"What a bugger of a week Ive had. My chauffeur has been ill and so Ive had to resort to public transport in order to get around. My first experience of the underground tubular railway will, Im afraid, also be my last. How on earth do they expect so many people to cram into those tiny little carriages? And why has nobody who uses the system ever heard of deodorant? Mind you its so hot down there that even the strongest anti-perspirant would struggle to keep up. After that I tried to catch a bus but the driver refused to give me change for a £50 note. Plebeian. I was forced to travel by taxi but the drivers kept trying to engage me in conversation. Why on earth would I want to converse with somebody in their income bracket? In the end I dragged my chauffeurs arse out of bed and made him get back behind the wheel again. Hes only got a touch of glandular fever for goodness sake. The fresh air will do him good.
Is the Halloumi made with goats milk? Then Im not touching it. Dirty creatures. Ill have the meze for six instead. With a couple of kleftiko to follow provided of course that the meat actually falls from the bone as the plate hits the table. Did I tell you about the time I was making in Tibet and was forced to drink Yaks milk? Its pink and looks rather like very runny pink custard. Couldnt tell you what it tasted like though. I was smoking 70 woodbines a day at high altitude and consequentially my taste buds had gone into a coma in a desperate attempt to cling on to life.
Talking of desperate attempts, The British Board of Film Classification are holding a series of roadshows where they ask teenagers their opinions on the portrayal of sex and violence in films. Now of course if you ask me theres just not enough of it around and frankly Id have expected your average hormone-fuelled teenager to say much the same thing. So imagine my surprise when I discovered that their responses included, "There should be more censorship. I dont think we should see so much sex in films" and "We have to progress and see things at the right age. It should come at a steady level." What kind of teenagers are they asking?! They certainly dont resemble any teenager Ive ever come across. Its like something out of The Stepford Wives. If they want to find some real teenage children I suggest they hold the roadshows outside an off-license next time. Thats where the little buggers all seem to congregate these days.

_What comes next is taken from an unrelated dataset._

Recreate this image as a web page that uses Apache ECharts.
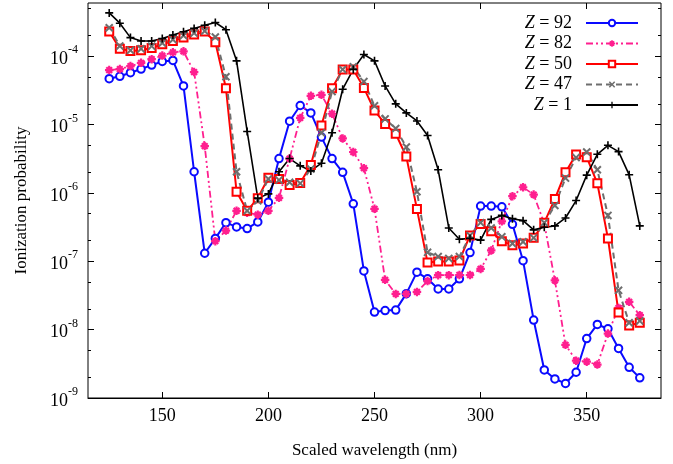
<!DOCTYPE html>
<html><head><meta charset="utf-8">
<script src="https://cdn.jsdelivr.net/npm/echarts@6/dist/echarts.min.js"></script>
<style>html,body{margin:0;padding:0;background:#fff}#c{width:673px;height:464px}</style>
</head><body><div id="c"></div>
<script>
const wavelengths = [125,130,135,140,145,150,155,160,165,170,175,180,185,190,195,200,205,210,215,220,225,230,235,240,245,250,255,260,265,270,275,280,285,290,295,300,305,310,315,320,325,330,335,340,345,350,355,360,365,370,375];
const z92 = [4.69e-5,5.08e-5,5.73e-5,6.49e-5,7.41e-5,8.38e-5,8.67e-5,3.67e-5,2.04e-6,1.31e-7,2.16e-7,3.67e-7,3.18e-7,3.01e-7,3.76e-7,7.33e-7,3.18e-6,1.12e-5,1.90e-5,1.48e-5,6.55e-6,3.18e-6,2.00e-6,6.93e-7,7.22e-8,1.81e-8,1.90e-8,1.93e-8,3.36e-8,6.93e-8,5.54e-8,3.93e-8,3.93e-8,5.54e-8,1.34e-7,6.41e-7,6.41e-7,6.27e-7,3.47e-7,1.02e-7,1.38e-8,2.57e-9,1.90e-9,1.63e-9,2.38e-9,7.41e-9,1.19e-8,1.03e-8,5.31e-9,2.81e-9,1.97e-9];
const z82 = [6.27e-5,6.49e-5,7.16e-5,8.00e-5,9.05e-5,1.02e-4,1.14e-4,1.18e-4,5.86e-5,4.85e-6,1.97e-7,2.81e-7,5.48e-7,5.13e-7,4.80e-7,5.48e-7,8.47e-7,3.18e-6,1.25e-5,2.63e-5,2.72e-5,1.44e-5,6.27e-6,3.97e-6,2.30e-6,5.86e-7,5.36e-8,3.33e-8,3.33e-8,3.56e-8,5.13e-8,6.27e-8,6.27e-8,6.3e-8,6.3e-8,7.73e-8,1.44e-7,3.84e-7,8.95e-7,1.21e-6,9.45e-7,3.56e-7,5.25e-8,6.0e-9,3.52e-9,3.40e-9,3.08e-9,8.75e-9,2.08e-8,2.55e-8,1.63e-8];
const z50 = [2.30e-4,1.29e-4,1.19e-4,1.22e-4,1.32e-4,1.49e-4,1.67e-4,1.87e-4,2.08e-4,2.30e-4,1.60e-4,3.40e-5,1.04e-6,5.48e-7,8.38e-7,1.67e-6,1.60e-6,1.31e-6,1.40e-6,2.57e-6,9.68e-6,3.40e-5,6.41e-5,6.41e-5,3.44e-5,1.60e-5,1.02e-5,7.33e-6,3.40e-6,5.80e-7,9.57e-8,9.9e-8,9.9e-8,1.03e-7,2.38e-7,3.52e-7,2.75e-7,1.97e-7,1.72e-7,1.82e-7,2.20e-7,3.67e-7,8.18e-7,2.00e-6,3.64e-6,3.33e-6,1.38e-6,2.16e-7,1.78e-8,1.15e-8,1.26e-8];
const z47 = [2.61e-4,1.41e-4,1.22e-4,1.28e-4,1.40e-4,1.56e-4,1.75e-4,2.00e-4,2.18e-4,2.33e-4,1.91e-4,5.01e-5,2.04e-6,5.48e-7,7.66e-7,1.60e-6,1.54e-6,1.43e-6,1.38e-6,2.23e-6,7.59e-6,3.04e-5,6.41e-5,7.00e-5,4.25e-5,1.88e-5,1.21e-5,8.75e-6,4.69e-6,1.04e-6,1.35e-7,1.17e-7,1.10e-7,1.17e-7,2.38e-7,3.67e-7,3.07e-7,2.28e-7,1.82e-7,1.93e-7,2.20e-7,3.67e-7,6.55e-7,1.65e-6,3.29e-6,3.97e-6,2.18e-6,4.69e-7,3.76e-8,1.26e-8,1.34e-8];
const z1 = [4.30e-4,3.04e-4,1.87e-4,1.67e-4,1.67e-4,1.81e-4,2.04e-4,2.28e-4,2.55e-4,2.84e-4,3.11e-4,2.44e-4,8.55e-5,7.93e-6,8.38e-7,9.68e-7,2.04e-6,3.18e-6,2.49e-6,2.10e-6,2.72e-6,7.59e-6,3.29e-5,6.41e-5,1.06e-4,8.55e-5,3.67e-5,2.01e-5,1.48e-5,1.13e-5,6.93e-6,2.18e-6,3.07e-7,2.10e-7,2.16e-7,2.04e-7,4.10e-7,4.69e-7,4.20e-7,3.93e-7,2.88e-7,3.14e-7,3.29e-7,4.30e-7,7.73e-7,1.82e-6,3.67e-6,4.97e-6,4.02e-6,1.84e-6,3.29e-7];
const seriesNames = ['Z = 92','Z = 82','Z = 50','Z = 47','Z = 1'];
const xTicks = [150,200,250,300,350];
const yMajor = [1e-9,1e-8,1e-7,1e-6,1e-5,1e-4];
const yMinor = [2e-9,5e-9,2e-8,5e-8,2e-7,5e-7,2e-6,5e-6,2e-5,5e-5,2e-4,5e-4];

const FONT = 'Liberation Serif';
const plusPath = 'path://M-1,-5H1V-1H5V1H1V5H-1V1H-5V-1H-1Z';
const crossPath = 'path://M2.83,-4.24L4.24,-2.83L1.41,0L4.24,2.83L2.83,4.24L0,1.41L-2.83,4.24L-4.24,2.83L-1.41,0L-4.24,-2.83L-2.83,-4.24L0,-1.41Z';
const starPath = 'path://M-1.3,-5H1.3V-1.3H5V1.3H1.3V5H-1.3V1.3H-5V-1.3H-1.3Z M2.5,-4.3L4.3,-2.5L1.8,0L4.3,2.5L2.5,4.3L0,1.8L-2.5,4.3L-4.3,2.5L-1.8,0L-4.3,-2.5L-2.5,-4.3L0,-1.8Z';

function pairs(arr){ return wavelengths.map((x,i)=>[x,arr[i]]); }

const chart = echarts.init(document.getElementById('c'), null, {renderer:'canvas'});
const yBase = {type:'log', logBase:10, min:1e-9, max:6e-4, splitLine:{show:false}, axisLine:{show:false}, axisLabel:{show:false}};
const xBase = {type:'value', min:115, max:385, splitLine:{show:false}, axisLabel:{show:false}};
chart.setOption({
  animation:false,
  backgroundColor:'#fff',
  grid:{left:88, right:12, top:3, bottom:64, show:true, borderColor:'#000', borderWidth:1},
  xAxis:[
    Object.assign({}, xBase, {position:'bottom',
      name:'Scaled wavelength (nm)', nameLocation:'middle', nameGap:44,
      nameTextStyle:{fontFamily:FONT, fontSize:17, color:'#000'},
      axisLine:{show:true, lineStyle:{color:'#000', width:1}},
      axisTick:{show:true, inside:true, length:6, customValues:xTicks, lineStyle:{color:'#000'}},
      axisLabel:{show:true, customValues:xTicks, margin:9, fontFamily:FONT, fontSize:18, color:'#000'}}),
    Object.assign({}, xBase, {position:'top',
      axisLine:{show:false},
      axisTick:{show:true, inside:true, length:6, customValues:xTicks, lineStyle:{color:'#000'}}})
  ],
  yAxis:[
    Object.assign({}, yBase, {position:'left',
      name:'Ionization probability', nameLocation:'middle', nameGap:58,
      nameTextStyle:{fontFamily:FONT, fontSize:17, color:'#000'},
      axisTick:{show:true, inside:true, length:6, customValues:yMajor, lineStyle:{color:'#000'}},
      axisLabel:{show:true, customValues:yMajor, margin:10, fontFamily:FONT, color:'#000',
        formatter:function(v){ const e=Math.round(Math.log10(v)); return '{b|10}{s|'+e+'}'; },
        rich:{b:{fontFamily:FONT, fontSize:18, color:'#000', verticalAlign:'bottom', lineHeight:24},
              s:{fontFamily:FONT, fontSize:12, color:'#000', verticalAlign:'top', lineHeight:22}}}}),
    Object.assign({}, yBase, {position:'left',
      axisTick:{show:true, inside:true, length:3, customValues:yMinor, lineStyle:{color:'#000'}}}),
    Object.assign({}, yBase, {position:'right',
      axisTick:{show:true, inside:true, length:6, customValues:yMajor, lineStyle:{color:'#000'}}}),
    Object.assign({}, yBase, {position:'right',
      axisTick:{show:true, inside:true, length:3, customValues:yMinor, lineStyle:{color:'#000'}}})
  ],
  legend:{
    orient:'vertical', right:29, top:9, align:'right', itemWidth:52, itemHeight:8, itemGap:2.5,
    textStyle:{fontFamily:FONT, fontSize:18, color:'#000', padding:[0,9,0,0],
      rich:{i:{fontFamily:FONT, fontSize:18, fontStyle:'italic', color:'#000', lineHeight:19}, r:{fontFamily:FONT, fontSize:18, color:'#000', lineHeight:19}}},
    formatter:function(n){ return '{i|Z}{r|'+n.slice(1)+'}'; },
    data:seriesNames
  },
  series:[
    {name:seriesNames[0], type:'line', data:pairs(z92), color:'#0a0aff',
      lineStyle:{width:2, color:'#0a0aff'}, symbol:'emptyCircle', symbolSize:7.5,
      itemStyle:{color:'#0a0aff', borderColor:'#0a0aff', borderWidth:1.6}},
    {name:seriesNames[1], type:'line', data:pairs(z82), color:'#ff1f8f',
      lineStyle:{width:1.8, color:'#ff1f8f', type:[7,3,2,3,2,3]}, symbol:starPath, symbolSize:8.5,
      itemStyle:{color:'#ff1f8f'}},
    {name:seriesNames[2], type:'line', data:pairs(z50), color:'#ff0000',
      lineStyle:{width:2, color:'#ff0000'}, symbol:'emptyRect', symbolSize:8,
      itemStyle:{color:'#ff0000', borderColor:'#ff0000', borderWidth:1.6}},
    {name:seriesNames[3], type:'line', data:pairs(z47), color:'#6e6e6e',
      lineStyle:{width:2, color:'#6e6e6e', type:[6,4]}, symbol:crossPath, symbolSize:8.5,
      itemStyle:{color:'#6e6e6e'}},
    {name:seriesNames[4], type:'line', data:pairs(z1), color:'#000000',
      lineStyle:{width:1.6, color:'#000'}, symbol:plusPath, symbolSize:8,
      itemStyle:{color:'#000'}}
  ]
});
</script></body></html>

Is there no end to the stupidity of the American television networks? Theyre currently in the middle of a bidding war for the television rights to the Harry Potter film. They studios are asking them to fork out $70 million for the broadcast rights but they arent letting them see the finished film first. Instead they let them see a fifteen-minute extended trailer. Now obviously Im just a cynical old bastard but dont they realise how easy it is to make any old piece of shit look good in a trailer? The Pearl Harbour trailer makes it look like a masterpiece of cinema rather then the soggy, overlong, jingoistic piece of over-expensive claptrap that it is. Somebody ought to beat them soundly around the head with their own chequebook. Its clearly big enough to make an impact - even through their thick skulls.
Do you use the internet much? I dont own a computer myself. Ive seen Demon Seed and theres no way Im letting one of those in my house. The reason I mention it is that I was told that Guy Ritchies film Snatch was the most pirated film on the internet in June. Quite why is another matter entirely. I thought it was a quite dreadful film. Basically it was Lock, Stock and Two Smoking Barrels with double the budget and triple the cast. And it had Mike Read in it. I rest my case. Apparently for some it can take as much as ten hours to download a film off the internet. Which is ironic because after watching Snatch it felt like Id been stuck in that cinema for at least that long.
Have you heard that Michael Jackson is to get an award to mark his thirty years in show business? Its going to be presented to him by Marlon Brando as theyve been friends for over twenty years. I wasnt aware of that. What next? Are we going to be told that Jane Asher and Goldie Hawn have been secretly swapping cake recipes for the last fifteen years?
Talking of which Waiter! Wheres that desert menu?"